Retype all material exactly. Pictures stay out of the copy.
============================================================
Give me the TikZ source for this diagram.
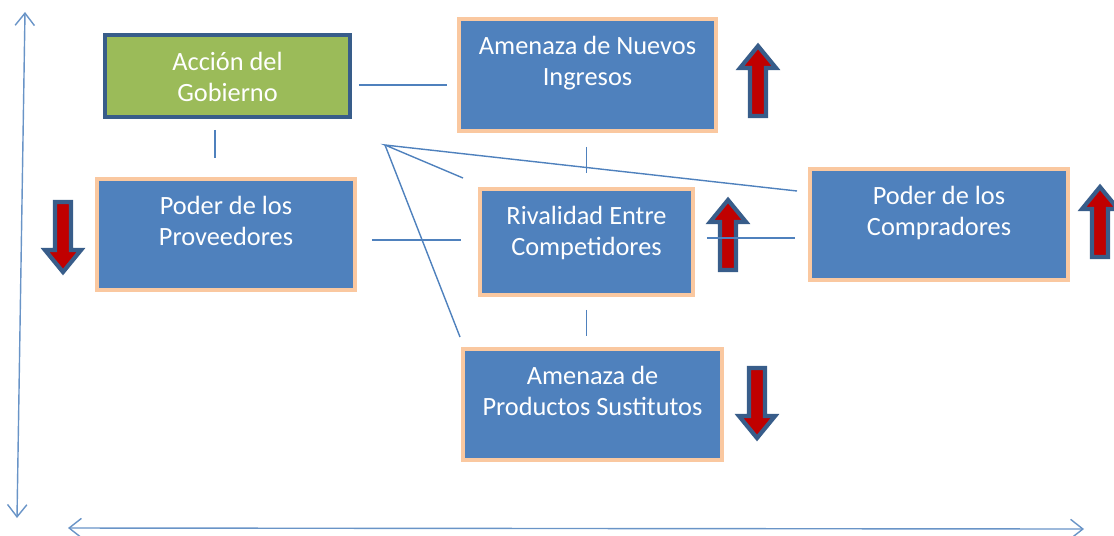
\documentclass[tikz,border=0pt]{standalone}
\usepackage{fontspec}
\setmainfont{Carlito}
\usetikzlibrary{arrows.meta,positioning}
\definecolor{boxblue}{HTML}{4F81BD}
\definecolor{boxgreen}{HTML}{9BBB59}
\definecolor{darkblue}{HTML}{385D8A}
\definecolor{peach}{HTML}{FAC8A0}
\definecolor{arrred}{HTML}{C00000}
\begin{document}
\begin{tikzpicture}[x=0.02cm,y=-0.02cm,
  force/.style={draw=peach,line width=2.2pt,fill=boxblue,inner sep=0pt},
  gov/.style={draw=darkblue,line width=2.2pt,fill=boxgreen,inner sep=0pt},
  txt/.style={text=white,align=center,inner sep=0pt,font=\fontsize{15}{17.6}\selectfont},
  link/.style={draw=boxblue,line width=0.8pt},
  axis/.style={draw=boxblue!85,line width=0.8pt,<->,>={Straight Barb[length=7pt,width=11pt]}},
  uparr/.pic={\filldraw[fill=arrred,draw=darkblue,line width=2.4pt,line join=miter]
    (-8,35) -- (8,35) -- (8,-13) -- (18,-13) -- (0,-35) -- (-18,-13) -- (-8,-13) -- cycle;},
  downarr/.pic={\filldraw[fill=arrred,draw=darkblue,line width=2.4pt,line join=miter]
    (-8,-35) -- (8,-35) -- (8,13) -- (18,13) -- (0,35) -- (-18,13) -- (-8,13) -- cycle;}]
\useasboundingbox (0,0) rectangle (1114,535);
\clip (0,0) rectangle (1114,535);
% axes
\coordinate (vtop) at (25,12);
\coordinate (vbot) at (17,518);
\coordinate (hleft) at (68,528);
\coordinate (hright) at (1084,529);
\draw[axis] (vbot) -- (vtop);
\draw[axis] (hleft) -- (hright);
% boxes
\node[gov,minimum width=4.9cm,minimum height=1.64cm] (gob) at (227.5,76) {};
\node[force,minimum width=5.14cm,minimum height=2.24cm] (nue) at (587.5,75) {};
\node[force,minimum width=5.16cm,minimum height=2.22cm] (pro) at (226,234.5) {};
\node[force,minimum width=4.26cm,minimum height=2.12cm] (riv) at (586.5,242) {};
\node[force,minimum width=5.16cm,minimum height=2.22cm] (com) at (939,224.5) {};
\node[force,minimum width=5.18cm,minimum height=2.22cm] (sus) at (592.5,404.5) {};
% texts
\node[txt,below=0.38cm of gob.north] (gobt) {Acción del\\Gobierno};
\node[txt,below=0.38cm of nue.north] (nuet) {Amenaza de Nuevos\\Ingresos};
\node[txt,below=0.38cm of pro.north] (prot) {Poder de los\\Proveedores};
\node[txt,below=0.38cm of riv.north] (rivt) {Rivalidad Entre\\Competidores};
\node[txt,below=0.38cm of com.north] (comt) {Poder de los\\Compradores};
\node[txt,below=0.38cm of sus.north] (sust) {Amenaza de\\Productos Sustitutos};
% block arrows
\pic at (758,81) {uparr};
\pic at (63,237) {downarr};
\pic at (728,235) {uparr};
\pic at (1100,222) {uparr};
\pic at (757,403) {downarr};
% links
\draw[link,shorten <=4pt,shorten >=5.7pt] ([yshift=-0.18cm]gob.east) -- ([yshift=-0.18cm]gob.east -| nue.west);
\draw[link,shorten <=6.2pt,shorten >=10.8pt] ([xshift=-0.25cm]gob.south) -- ([xshift=-0.25cm]gob.south |- pro.north);
\draw[link,shorten <=7.9pt,shorten >=7.9pt] (riv.north |- nue.south) -- (riv.north);
\draw[link,shorten <=8.5pt,shorten >=9.6pt] ([yshift=-0.11cm]pro.east) -- ([yshift=-0.11cm]pro.east -| riv.west);
\draw[link,shorten <=6.8pt,shorten >=7.4pt] ([yshift=0.08cm]riv.east) -- ([yshift=0.08cm]riv.east -| com.west);
\draw[link,shorten <=7.4pt,shorten >=6.2pt] (riv.south) -- (riv.south |- sus.north);
% fan
\coordinate (hub) at (385,145);
\coordinate (hubr) at (463,178);
\coordinate (hubc) at (797,191);
\coordinate (hubs) at (460,337);
\draw[link] (hubr) -- (hub) -- (hubc);
\draw[link] (hub) -- (hubs);
\end{tikzpicture}
\end{document}
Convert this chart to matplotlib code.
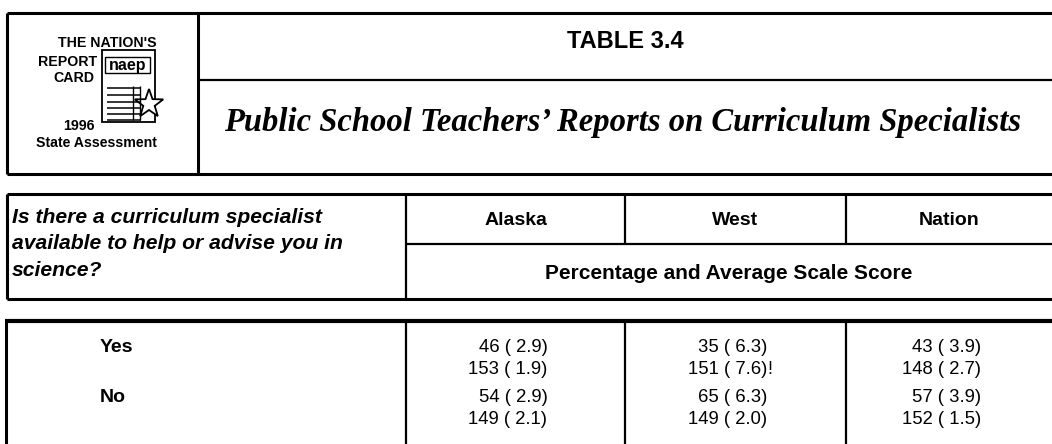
============================================================
= SOLUTION FOR THIS TASK =
Give me the TikZ source for this diagram.
\documentclass[tikz,border=0pt]{standalone}
\usepackage{fontspec}
\setmainfont{Carlito}
\usetikzlibrary{arrows.meta,positioning}
\definecolor{boxblue}{HTML}{4F81BD}
\definecolor{boxgreen}{HTML}{9BBB59}
\definecolor{darkblue}{HTML}{385D8A}
\definecolor{peach}{HTML}{FAC8A0}
\definecolor{arrred}{HTML}{C00000}
\begin{document}
\begin{tikzpicture}[x=0.02cm,y=-0.02cm,
  force/.style={draw=peach,line width=2.2pt,fill=boxblue,inner sep=0pt},
  gov/.style={draw=darkblue,line width=2.2pt,fill=boxgreen,inner sep=0pt},
  txt/.style={text=white,align=center,inner sep=0pt,font=\fontsize{15}{17.6}\selectfont},
  link/.style={draw=boxblue,line width=0.8pt},
  axis/.style={draw=boxblue!85,line width=0.8pt,<->,>={Straight Barb[length=7pt,width=11pt]}},
  uparr/.pic={\filldraw[fill=arrred,draw=darkblue,line width=2.4pt,line join=miter]
    (-8,35) -- (8,35) -- (8,-13) -- (18,-13) -- (0,-35) -- (-18,-13) -- (-8,-13) -- cycle;},
  downarr/.pic={\filldraw[fill=arrred,draw=darkblue,line width=2.4pt,line join=miter]
    (-8,-35) -- (8,-35) -- (8,13) -- (18,13) -- (0,35) -- (-18,13) -- (-8,13) -- cycle;}]
\useasboundingbox (0,0) rectangle (1114,535);
\clip (0,0) rectangle (1114,535);
% axes
\coordinate (vtop) at (25,12);
\coordinate (vbot) at (17,518);
\coordinate (hleft) at (68,528);
\coordinate (hright) at (1084,529);
\draw[axis] (vbot) -- (vtop);
\draw[axis] (hleft) -- (hright);
% boxes
\node[gov,minimum width=4.9cm,minimum height=1.64cm] (gob) at (227.5,76) {};
\node[force,minimum width=5.14cm,minimum height=2.24cm] (nue) at (587.5,75) {};
\node[force,minimum width=5.16cm,minimum height=2.22cm] (pro) at (226,234.5) {};
\node[force,minimum width=4.26cm,minimum height=2.12cm] (riv) at (586.5,242) {};
\node[force,minimum width=5.16cm,minimum height=2.22cm] (com) at (939,224.5) {};
\node[force,minimum width=5.18cm,minimum height=2.22cm] (sus) at (592.5,404.5) {};
% texts
\node[txt,below=0.38cm of gob.north] (gobt) {Acción del\\Gobierno};
\node[txt,below=0.38cm of nue.north] (nuet) {Amenaza de Nuevos\\Ingresos};
\node[txt,below=0.38cm of pro.north] (prot) {Poder de los\\Proveedores};
\node[txt,below=0.38cm of riv.north] (rivt) {Rivalidad Entre\\Competidores};
\node[txt,below=0.38cm of com.north] (comt) {Poder de los\\Compradores};
\node[txt,below=0.38cm of sus.north] (sust) {Amenaza de\\Productos Sustitutos};
% block arrows
\pic at (758,81) {uparr};
\pic at (63,237) {downarr};
\pic at (728,235) {uparr};
\pic at (1100,222) {uparr};
\pic at (757,403) {downarr};
% links
\draw[link,shorten <=4pt,shorten >=5.7pt] ([yshift=-0.18cm]gob.east) -- ([yshift=-0.18cm]gob.east -| nue.west);
\draw[link,shorten <=6.2pt,shorten >=10.8pt] ([xshift=-0.25cm]gob.south) -- ([xshift=-0.25cm]gob.south |- pro.north);
\draw[link,shorten <=7.9pt,shorten >=7.9pt] (riv.north |- nue.south) -- (riv.north);
\draw[link,shorten <=8.5pt,shorten >=9.6pt] ([yshift=-0.11cm]pro.east) -- ([yshift=-0.11cm]pro.east -| riv.west);
\draw[link,shorten <=6.8pt,shorten >=7.4pt] ([yshift=0.08cm]riv.east) -- ([yshift=0.08cm]riv.east -| com.west);
\draw[link,shorten <=7.4pt,shorten >=6.2pt] (riv.south) -- (riv.south |- sus.north);
% fan
\coordinate (hub) at (385,145);
\coordinate (hubr) at (463,178);
\coordinate (hubc) at (797,191);
\coordinate (hubs) at (460,337);
\draw[link] (hubr) -- (hub) -- (hubc);
\draw[link] (hub) -- (hubs);
\end{tikzpicture}
\end{document}
Convert this chart to matplotlib code.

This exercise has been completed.